Source code of charts:

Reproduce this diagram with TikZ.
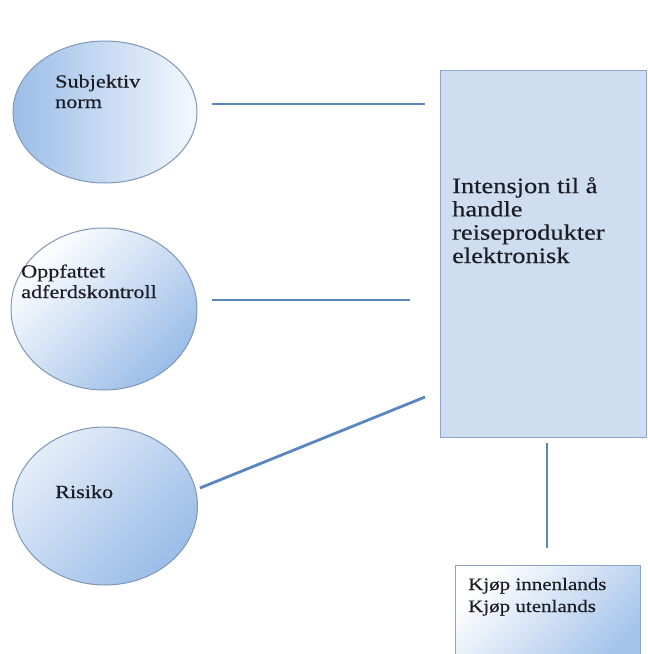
\documentclass[tikz,border=0pt]{standalone}
\usepackage{fontspec}
\setmainfont{Liberation Serif}[FakeStretch=1.2,FakeBold=0.4]
\usetikzlibrary{shapes.geometric}
\definecolor{linkblue}{HTML}{5A86BF}
\definecolor{edgeblue}{HTML}{7F97B6}
\definecolor{shadeblue}{HTML}{9BBDE8}
\definecolor{paleblue}{HTML}{F4F8FD}
\definecolor{boxfill}{HTML}{CEDEF0}
\definecolor{boxedge}{HTML}{8AA5C7}
\definecolor{inkgrey}{HTML}{1C1C24}
\tikzset{
  bubble/.style={ellipse, draw=edgeblue, line width=1pt, inner sep=0pt},
  bubbletext/.style={anchor=base west, inner sep=0pt, align=left,
    font=\fontsize{18.5}{20.5}\selectfont, text=inkgrey},
  buytext/.style={anchor=base west, inner sep=0pt, align=left,
    font=\fontsize{17.5}{22}\selectfont, text=inkgrey},
  boxtext/.style={anchor=base west, inner sep=0pt, align=left,
    font=\fontsize{22}{23.3}\selectfont, text=inkgrey},
  link/.style={draw=linkblue, line width=2.8pt},
}
\begin{document}
\begin{tikzpicture}[x=1pt,y=-1pt]
\useasboundingbox (0,0) rectangle (648,654);

% factor bubbles
\node[bubble, minimum width=184pt, minimum height=142pt,
      left color=shadeblue, right color=paleblue] (norm) at (105,112) {};
\node[bubble, minimum width=186pt, minimum height=162pt,
      shading=axis, top color=white, bottom color=shadeblue, shading angle=45] (ctrl) at (104,309) {};
\node[bubble, minimum width=185pt, minimum height=158pt,
      shading=axis, top color=paleblue!60!shadeblue!60, bottom color=shadeblue, shading angle=45] (risk) at (105,506) {};

% multi-line labels are placed by the baseline of their last line
\node[bubbletext] (normtxt) at (55,108) {Subjektiv\\norm};
\node[bubbletext] (ctrltxt) at (21,298) {Oppfattet\\adferdskontroll};
\node[bubbletext] (risktxt) at (55,498) {Risiko};

% intention box
\node[draw=boxedge, fill=boxfill, line width=1pt, anchor=north west,
      minimum width=206pt, minimum height=367pt] (intent) at (440,70) {};
\node[boxtext] (intenttxt) at (452,263) {Intensjon til å\\handle\\reiseprodukter\\elektronisk};

% purchase box
\node[draw=boxedge, line width=1pt, anchor=north west,
      minimum width=185pt, minimum height=100pt,
      shading=axis, top color=white, middle color=boxfill!70!white, bottom color=shadeblue!90,
      shading angle=45] (buy) at (455,565) {};
\node[buytext] (buytxt) at (468,612) {Kjøp innenlands\\Kjøp utenlands};

% connector end points
\coordinate (n1) at (212,104);
\coordinate (n2) at (425,104);
\coordinate (c1) at (212,300);
\coordinate (c2) at (410,300);
\coordinate (r1) at (200,488);
\coordinate (r2) at (425,397);
\coordinate (v1) at (547,443);
\coordinate (v2) at (547,548);

\draw[link] (n1) -- (n2);
\draw[link] (c1) -- (c2);
\draw[link] (r1) -- (r2);
\draw[link] (v1) -- (v2);
\end{tikzpicture}
\end{document}
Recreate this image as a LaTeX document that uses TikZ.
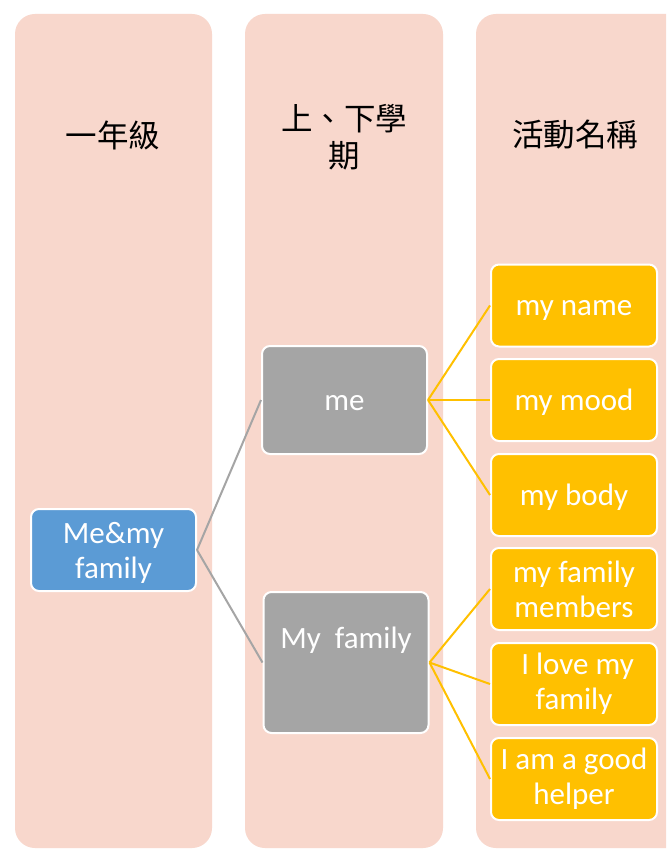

Task to carry out: Transcribe every line from the records above without alteration, and leave out the images.

Answer in full:
Reproduce this diagram with TikZ.
\documentclass[tikz,border=0pt]{standalone}
\usepackage{fontspec}
\setmainfont{Liberation Serif}[FakeStretch=1.2,FakeBold=0.4]
\usetikzlibrary{shapes.geometric}
\definecolor{linkblue}{HTML}{5A86BF}
\definecolor{edgeblue}{HTML}{7F97B6}
\definecolor{shadeblue}{HTML}{9BBDE8}
\definecolor{paleblue}{HTML}{F4F8FD}
\definecolor{boxfill}{HTML}{CEDEF0}
\definecolor{boxedge}{HTML}{8AA5C7}
\definecolor{inkgrey}{HTML}{1C1C24}
\tikzset{
  bubble/.style={ellipse, draw=edgeblue, line width=1pt, inner sep=0pt},
  bubbletext/.style={anchor=base west, inner sep=0pt, align=left,
    font=\fontsize{18.5}{20.5}\selectfont, text=inkgrey},
  buytext/.style={anchor=base west, inner sep=0pt, align=left,
    font=\fontsize{17.5}{22}\selectfont, text=inkgrey},
  boxtext/.style={anchor=base west, inner sep=0pt, align=left,
    font=\fontsize{22}{23.3}\selectfont, text=inkgrey},
  link/.style={draw=linkblue, line width=2.8pt},
}
\begin{document}
\begin{tikzpicture}[x=1pt,y=-1pt]
\useasboundingbox (0,0) rectangle (648,654);

% factor bubbles
\node[bubble, minimum width=184pt, minimum height=142pt,
      left color=shadeblue, right color=paleblue] (norm) at (105,112) {};
\node[bubble, minimum width=186pt, minimum height=162pt,
      shading=axis, top color=white, bottom color=shadeblue, shading angle=45] (ctrl) at (104,309) {};
\node[bubble, minimum width=185pt, minimum height=158pt,
      shading=axis, top color=paleblue!60!shadeblue!60, bottom color=shadeblue, shading angle=45] (risk) at (105,506) {};

% multi-line labels are placed by the baseline of their last line
\node[bubbletext] (normtxt) at (55,108) {Subjektiv\\norm};
\node[bubbletext] (ctrltxt) at (21,298) {Oppfattet\\adferdskontroll};
\node[bubbletext] (risktxt) at (55,498) {Risiko};

% intention box
\node[draw=boxedge, fill=boxfill, line width=1pt, anchor=north west,
      minimum width=206pt, minimum height=367pt] (intent) at (440,70) {};
\node[boxtext] (intenttxt) at (452,263) {Intensjon til å\\handle\\reiseprodukter\\elektronisk};

% purchase box
\node[draw=boxedge, line width=1pt, anchor=north west,
      minimum width=185pt, minimum height=100pt,
      shading=axis, top color=white, middle color=boxfill!70!white, bottom color=shadeblue!90,
      shading angle=45] (buy) at (455,565) {};
\node[buytext] (buytxt) at (468,612) {Kjøp innenlands\\Kjøp utenlands};

% connector end points
\coordinate (n1) at (212,104);
\coordinate (n2) at (425,104);
\coordinate (c1) at (212,300);
\coordinate (c2) at (410,300);
\coordinate (r1) at (200,488);
\coordinate (r2) at (425,397);
\coordinate (v1) at (547,443);
\coordinate (v2) at (547,548);

\draw[link] (n1) -- (n2);
\draw[link] (c1) -- (c2);
\draw[link] (r1) -- (r2);
\draw[link] (v1) -- (v2);
\end{tikzpicture}
\end{document}
Recreate this image as a LaTeX document that uses TikZ.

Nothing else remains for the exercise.